Le notaire lui indiqua un espace blanc en bas d’une feuille à caractère juridique, lui remit la copie de l’acte notariat et du testament de son père et il partit sans dire au revoir.

– Tu sais, il me parlait tout le temps de toi, dit Julia à Adrian en emballant les bibelots de la chambre de son père.

– Ah oui ? Et pour dire quoi ? Que j’étais une petite tapette et une honte pour la famille ?

– Non… Bien sûr que non ! Répondit-elle en s’emportant. Arrête ça tu veux ? Franchement vous êtes cons tous les deux… C’est débile cette histoire ! Complètement cons !

Elle s’assit sur le lit et se mit à pleurer en pinçant machinalement les couvertures.

– Excuse-moi.

Il vint s’asseoir près d’elle.

– Je voulais pas te mêler à tout ça. Tu as raison, c’est bête. Papa avait son caractère et si y’a bien une chose que j’ai hérité de lui, c’est ça. On est un peu sec et rancunier tous les deux… Mais ça me fait de la peine aussi tu sais ?

– C’est vrai ?

– Oui. Je pensais pas qu’il allait si mal. Je…

– Il disait qu’il pensait à toi en regardant ce tableau…

– Ce tableau ? Demanda-t-il en désignant du doigt l’œuvre au-dessus du lit au cadre baroque doré.

– Tu es le seul pour qui il ne s’est jamais fait de soucis. Il disait que tu étais comme les couleurs de ce tableau, vif quand on regardait de près et en parfaite harmonie avec le tout quand on s’éloignait. Je ne sais pas trop ce qu’il voulait dire… J’aurais dû lui demander… Mais j’imagine que quand il pensait à toi, il était serein comme quand on regarde ce tableau. C’est ça qui se dégage, tu ne trouves pas ? La sérénité…

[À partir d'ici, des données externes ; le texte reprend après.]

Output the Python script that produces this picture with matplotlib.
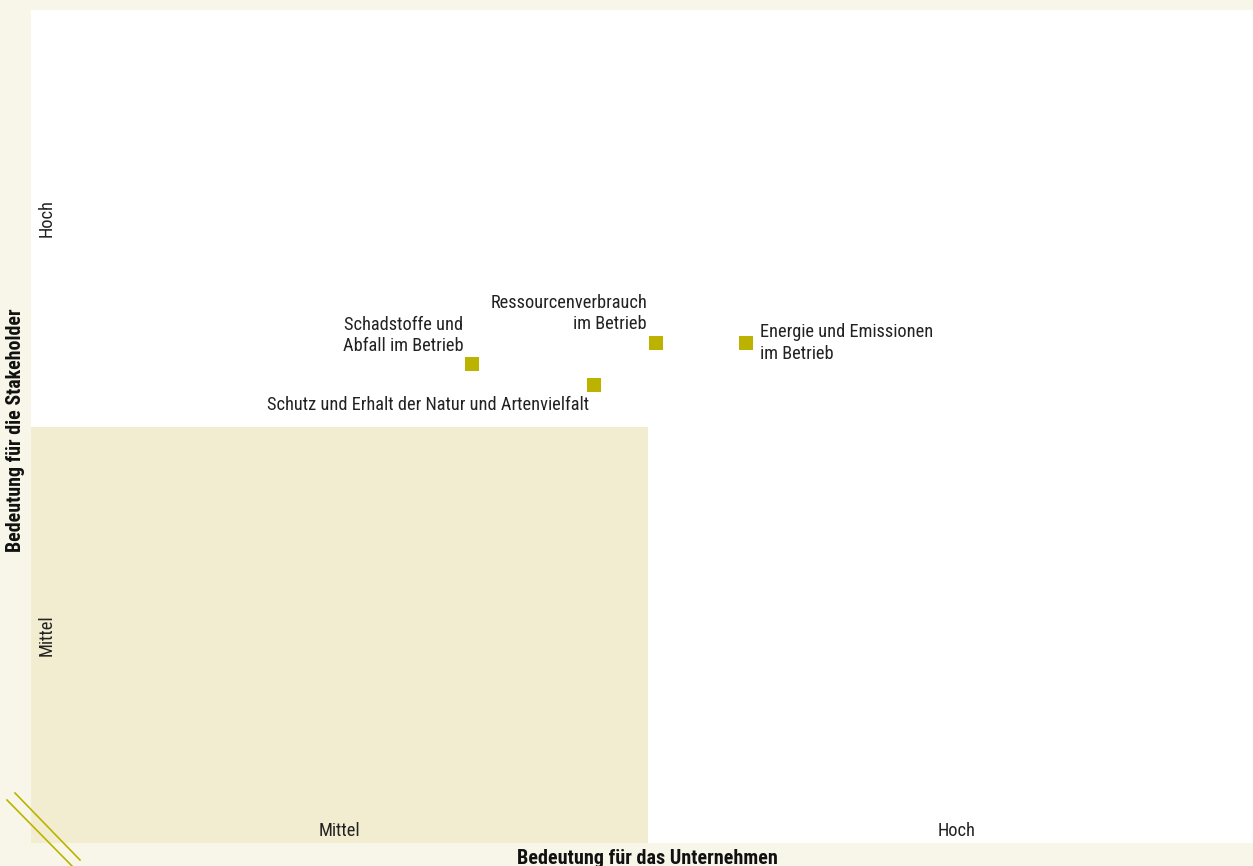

– C’est vrai, c’est un très beau tableau. Je ne l’avais jamais vu avant. Il est là depuis longtemps ?

– Aussi loin que je me rappelle, je l’ai toujours connu. Je crois qu’il l’avait choisi ensemble avec maman. Un peu avant qu’elle meure… C’était leur dernière acquisition d’amour. Un dernier message qui est resté tatoué sur sa rétine au moment de partir pour l’au-delà.

– C’est beau ce que tu dis… Tu devrais l’écrire. Tu sais ce que tu vas en faire de tout ça ?

– Walter a raison. On va tout vendre. La maison, le tableau, tout… Il faut que tout ça trouve une nouvelle vie, une nouvelle histoire. La nôtre ici, elle est finie. Je vais aller vivre à Schwinningen. Retaper la ferme, voir ce que je veux en faire. Tu peux venir un peu si tu veux…

– J’ai mon boulot à la fac.

Elle haussa les épaules.

– Peut-être que toi aussi tu devrais tourner la page sur le passé.